Unnamed: 0,id,title,vote_average,vote_count,status,release_date,revenue,runtime,budget,imdb_id,...,spoken_languages,cast,director,director_of_photography,writers,producers,music_composer,imdb_rating,imdb_votes,poster_path
0,2,Ariel,7.1,346.0,Released,1988-10-21,0.0,73.0,0.0,tt0094675,...,suomi,"Merja Pulkkinen, Eetu Hilkamo, Turo Pajala, Es...",Aki Kaurismäki,Timo Salminen,Aki Kaurismäki,Aki Kaurismäki,,7.4,9154.0,/ojDg0PGvs6R9xYFodRct2kdI6wC.jpg
1,3,Shadows in Paradise,7.293,409.0,Released,1986-10-17,0.0,74.0,0.0,tt0092149,...,"suomi, English, svenska","Esko Nikkari, Mari Rantasila, Marina Martinoff...",Aki Kaurismäki,Timo Salminen,Aki Kaurismäki,Mika Kaurismäki,,7.4,7974.0,/nj01hspawPof0mJmlgfjuLyJuRN.jpg
2,5,Four Rooms,5.862,2688.0,Released,1995-12-09,4257354.0,98.0,4000000.0,tt0113101,...,English,"David Proval, Salma Hayek Pinault, Paul Calder...","Allison Anders, Alexandre Rockwell, Quentin Ta...","Phil Parmet, Andrzej Sekula, Guillermo Navarro...","Allison Anders, Alexandre Rockwell, Quentin Ta...","Alexandre Rockwell, Quentin Tarantino, Lawrenc...",Combustible Edison,6.7,114105.0,/75aHn1NOYXh4M7L5shoeQ6NGykP.jpg
3,6,Judgment Night,6.5,349.0,Released,1993-10-15,12136938.0,109.0,21000000.0,tt0107286,...,English,"Doug Wert, Hank McGill, Christine Harnos, Raic...",Stephen Hopkins,Peter Levy,"Lewis Colick, Jere Cunningham","Gene Levy, Marilyn Vance, Lloyd Segan",Alan Silvestri,6.6,19891.0,/3rvvpS9YPM5HB2f4HYiNiJVtdam.jpg
4,8,Life in Loops (A Megacities RMX),7.5,27.0,Released,2006-01-01,0.0,80.0,42000.0,tt0825671,...,"English, हिन्दी, 日本語, Pусский, Español",,Timo Novotny,Wolfgang Thaler,"Michael Glawogger, Timo Novotny","Ulrich Gehmacher, Timo Novotny",,8.2,284.0,/7ln81BRnPR2wqxuITZxEciCe1lc.jpg


## Uploading Raw TMDB Dataset to Hugging Face Dataset Repository

In [7]:
api.upload_file(
    path_or_fileobj=csv_path,
    path_in_repo="data/tmdb_movies_dataset_raw.csv",
    repo_id="uiuxarghya/intelliflix-store",
    repo_type="dataset",
    commit_message="feat(data): Upload raw TMDB movies dataset."
)

print("✅ Raw dataset uploaded to Hugging Face!")
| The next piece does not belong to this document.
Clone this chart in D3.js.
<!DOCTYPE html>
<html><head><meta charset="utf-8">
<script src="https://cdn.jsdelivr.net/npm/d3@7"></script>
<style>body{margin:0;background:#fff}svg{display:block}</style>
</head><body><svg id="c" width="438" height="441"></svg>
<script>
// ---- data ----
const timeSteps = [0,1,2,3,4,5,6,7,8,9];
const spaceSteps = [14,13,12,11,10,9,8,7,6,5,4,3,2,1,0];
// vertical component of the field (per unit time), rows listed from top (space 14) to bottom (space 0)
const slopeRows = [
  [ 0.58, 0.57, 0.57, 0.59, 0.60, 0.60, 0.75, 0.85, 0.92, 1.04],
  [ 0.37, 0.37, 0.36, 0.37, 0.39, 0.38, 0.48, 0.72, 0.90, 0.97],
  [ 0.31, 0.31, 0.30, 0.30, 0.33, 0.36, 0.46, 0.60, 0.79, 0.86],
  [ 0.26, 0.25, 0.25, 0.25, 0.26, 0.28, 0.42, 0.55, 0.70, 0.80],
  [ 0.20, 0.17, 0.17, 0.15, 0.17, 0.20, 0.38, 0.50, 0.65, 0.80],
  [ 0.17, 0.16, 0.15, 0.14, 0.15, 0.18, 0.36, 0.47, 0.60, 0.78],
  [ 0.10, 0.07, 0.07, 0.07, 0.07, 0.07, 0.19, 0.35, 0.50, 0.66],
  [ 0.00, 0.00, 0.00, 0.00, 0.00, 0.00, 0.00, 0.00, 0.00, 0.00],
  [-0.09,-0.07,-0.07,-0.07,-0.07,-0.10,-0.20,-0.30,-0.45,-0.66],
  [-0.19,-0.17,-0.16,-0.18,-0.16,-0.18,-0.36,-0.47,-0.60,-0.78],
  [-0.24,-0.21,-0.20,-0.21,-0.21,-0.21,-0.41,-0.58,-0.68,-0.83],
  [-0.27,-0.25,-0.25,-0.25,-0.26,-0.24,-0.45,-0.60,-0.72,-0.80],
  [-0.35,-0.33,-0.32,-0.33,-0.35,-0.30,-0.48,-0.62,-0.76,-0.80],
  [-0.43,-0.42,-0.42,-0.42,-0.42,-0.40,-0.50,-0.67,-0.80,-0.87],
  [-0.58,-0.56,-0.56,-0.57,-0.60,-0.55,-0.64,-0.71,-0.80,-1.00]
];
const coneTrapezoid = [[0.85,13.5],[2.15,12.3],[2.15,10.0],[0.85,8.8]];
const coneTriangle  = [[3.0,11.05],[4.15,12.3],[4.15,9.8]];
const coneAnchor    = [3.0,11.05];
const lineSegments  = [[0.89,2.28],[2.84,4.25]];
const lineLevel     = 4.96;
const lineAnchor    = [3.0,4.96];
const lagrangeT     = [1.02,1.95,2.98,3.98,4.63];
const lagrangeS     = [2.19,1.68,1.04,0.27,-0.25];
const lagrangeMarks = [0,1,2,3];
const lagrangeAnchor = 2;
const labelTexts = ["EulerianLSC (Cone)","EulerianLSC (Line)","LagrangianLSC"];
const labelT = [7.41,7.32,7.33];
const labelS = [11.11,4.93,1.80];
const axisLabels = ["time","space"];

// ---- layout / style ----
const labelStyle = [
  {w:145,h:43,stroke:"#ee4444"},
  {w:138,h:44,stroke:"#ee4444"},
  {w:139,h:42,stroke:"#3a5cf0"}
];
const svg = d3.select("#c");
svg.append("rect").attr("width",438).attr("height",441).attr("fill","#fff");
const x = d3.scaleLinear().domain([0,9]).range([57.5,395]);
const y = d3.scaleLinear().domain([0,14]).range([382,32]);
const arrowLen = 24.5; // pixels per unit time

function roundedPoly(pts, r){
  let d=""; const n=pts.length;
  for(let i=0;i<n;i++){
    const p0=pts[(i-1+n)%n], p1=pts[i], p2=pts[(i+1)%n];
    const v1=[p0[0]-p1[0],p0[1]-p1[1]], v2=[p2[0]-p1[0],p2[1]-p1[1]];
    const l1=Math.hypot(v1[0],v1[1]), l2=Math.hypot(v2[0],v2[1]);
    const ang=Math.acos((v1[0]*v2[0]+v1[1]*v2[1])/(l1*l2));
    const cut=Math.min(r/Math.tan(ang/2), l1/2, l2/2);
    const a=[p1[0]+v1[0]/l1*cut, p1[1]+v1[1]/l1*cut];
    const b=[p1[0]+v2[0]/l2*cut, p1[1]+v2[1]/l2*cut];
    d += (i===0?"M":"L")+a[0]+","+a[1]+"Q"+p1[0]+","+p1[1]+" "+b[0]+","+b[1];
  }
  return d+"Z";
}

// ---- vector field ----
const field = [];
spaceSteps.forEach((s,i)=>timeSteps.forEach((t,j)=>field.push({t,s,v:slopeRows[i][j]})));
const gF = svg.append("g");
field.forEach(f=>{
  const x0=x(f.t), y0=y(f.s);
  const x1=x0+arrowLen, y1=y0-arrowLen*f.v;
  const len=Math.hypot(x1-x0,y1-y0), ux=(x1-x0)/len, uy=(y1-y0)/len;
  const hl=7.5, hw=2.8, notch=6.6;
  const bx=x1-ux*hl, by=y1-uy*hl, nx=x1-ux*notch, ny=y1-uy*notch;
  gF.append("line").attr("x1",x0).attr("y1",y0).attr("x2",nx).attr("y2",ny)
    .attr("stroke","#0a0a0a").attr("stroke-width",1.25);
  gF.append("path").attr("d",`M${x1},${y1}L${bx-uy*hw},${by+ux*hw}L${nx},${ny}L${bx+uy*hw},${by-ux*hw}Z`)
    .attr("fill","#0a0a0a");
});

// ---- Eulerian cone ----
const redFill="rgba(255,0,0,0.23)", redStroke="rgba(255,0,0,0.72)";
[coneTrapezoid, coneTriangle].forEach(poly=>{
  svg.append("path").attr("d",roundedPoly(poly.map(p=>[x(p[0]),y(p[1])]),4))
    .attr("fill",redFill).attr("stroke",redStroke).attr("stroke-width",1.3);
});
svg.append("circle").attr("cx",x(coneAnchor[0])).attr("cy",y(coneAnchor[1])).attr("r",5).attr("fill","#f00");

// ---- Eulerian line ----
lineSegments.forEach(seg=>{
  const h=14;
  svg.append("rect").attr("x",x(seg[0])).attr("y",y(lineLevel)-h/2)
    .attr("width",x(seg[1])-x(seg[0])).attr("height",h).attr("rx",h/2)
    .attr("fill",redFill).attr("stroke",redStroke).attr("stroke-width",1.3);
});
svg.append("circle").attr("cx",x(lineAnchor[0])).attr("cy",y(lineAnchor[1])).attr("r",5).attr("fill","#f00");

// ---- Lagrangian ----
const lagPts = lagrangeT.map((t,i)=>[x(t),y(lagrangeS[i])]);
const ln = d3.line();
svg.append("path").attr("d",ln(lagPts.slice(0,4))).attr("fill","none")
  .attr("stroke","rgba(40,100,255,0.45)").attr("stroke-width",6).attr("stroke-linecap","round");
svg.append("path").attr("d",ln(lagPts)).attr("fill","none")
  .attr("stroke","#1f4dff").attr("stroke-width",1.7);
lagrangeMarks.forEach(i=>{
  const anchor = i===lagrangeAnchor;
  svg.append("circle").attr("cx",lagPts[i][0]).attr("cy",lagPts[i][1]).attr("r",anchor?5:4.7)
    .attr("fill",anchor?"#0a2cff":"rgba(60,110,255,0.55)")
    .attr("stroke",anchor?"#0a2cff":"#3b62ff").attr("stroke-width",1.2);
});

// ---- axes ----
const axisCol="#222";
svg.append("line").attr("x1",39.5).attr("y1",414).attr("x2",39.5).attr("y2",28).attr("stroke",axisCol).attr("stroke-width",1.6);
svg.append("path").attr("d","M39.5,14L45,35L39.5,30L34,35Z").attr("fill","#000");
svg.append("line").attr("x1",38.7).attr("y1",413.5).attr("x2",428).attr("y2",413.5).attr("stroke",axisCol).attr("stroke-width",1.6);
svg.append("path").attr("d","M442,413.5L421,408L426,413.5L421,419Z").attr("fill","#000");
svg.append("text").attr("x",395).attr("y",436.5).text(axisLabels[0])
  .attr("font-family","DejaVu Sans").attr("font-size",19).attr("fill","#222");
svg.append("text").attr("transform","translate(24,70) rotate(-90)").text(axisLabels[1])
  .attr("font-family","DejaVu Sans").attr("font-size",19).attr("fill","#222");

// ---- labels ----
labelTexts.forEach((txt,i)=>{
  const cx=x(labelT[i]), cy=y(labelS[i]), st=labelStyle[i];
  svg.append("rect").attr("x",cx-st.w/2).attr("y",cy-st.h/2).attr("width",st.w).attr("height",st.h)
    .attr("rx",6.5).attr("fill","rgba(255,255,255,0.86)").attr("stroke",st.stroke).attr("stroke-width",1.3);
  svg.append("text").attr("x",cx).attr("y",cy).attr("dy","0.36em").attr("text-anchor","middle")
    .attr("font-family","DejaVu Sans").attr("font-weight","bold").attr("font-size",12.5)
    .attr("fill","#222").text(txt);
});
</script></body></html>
Uploading...:   0%|          | 0.00/653M [00:00<?, ?B/s]

✅ Raw dataset uploaded to Hugging Face!


## Preprocess the data

In [8]:
# For local execution, ensure the dataset is in the correct path
print("\n📊 Cleaning data...")
print(f"📄 Initial rows: {df.shape[0]}")

# Drop rows with missing overviews
df = df.dropna(subset=["overview"])
print(f"🧹 After dropping missing overviews: {df.shape[0]} rows")

# Drop duplicates
df = df.drop_duplicates(subset=["title", "overview"])
print(f"🧽 After dropping duplicates: {df.shape[0]} rows")

# Drop unreleased 
df = df.dropna(subset=["release_date"])
print(f"🧹 After dropping missing release dates: {df.shape[0]} rows")

# Reset index
df = df.reset_index(drop=True)

# Save cleaned data
clean_csv_path = os.path.join(data_dir, "movies_cleaned.csv")
df.to_csv(clean_csv_path, index=False)

print(f"✅ Cleaned data saved to: {clean_csv_path}")
print(f"📦 File size: {os.path.getsize(clean_csv_path) / 1024:.2f} KB")


📊 Cleaning data...
📄 Initial rows: 1090315
🧹 After dropping missing overviews: 894147 rows
🧽 After dropping duplicates: 892261 rows
🧹 After dropping missing release dates: 808181 rows
✅ Cleaned data saved to: /kaggle/working/data/movies_cleaned.csv
📦 File size: 497284.72 KB


## Uploading Cleaned Dataset to Hugging Face Dataset Repository

In [9]:
api.upload_file(
    path_or_fileobj=clean_csv_path,
    path_in_repo="data/tmdb_movies_dataset_processed.csv",
    repo_id="uiuxarghya/intelliflix-store",
    repo_type="dataset",
    commit_message="feat(data): Upload porcessed TMDB movies dataset."
)

print("✅ Processed dataset uploaded to Hugging Face!")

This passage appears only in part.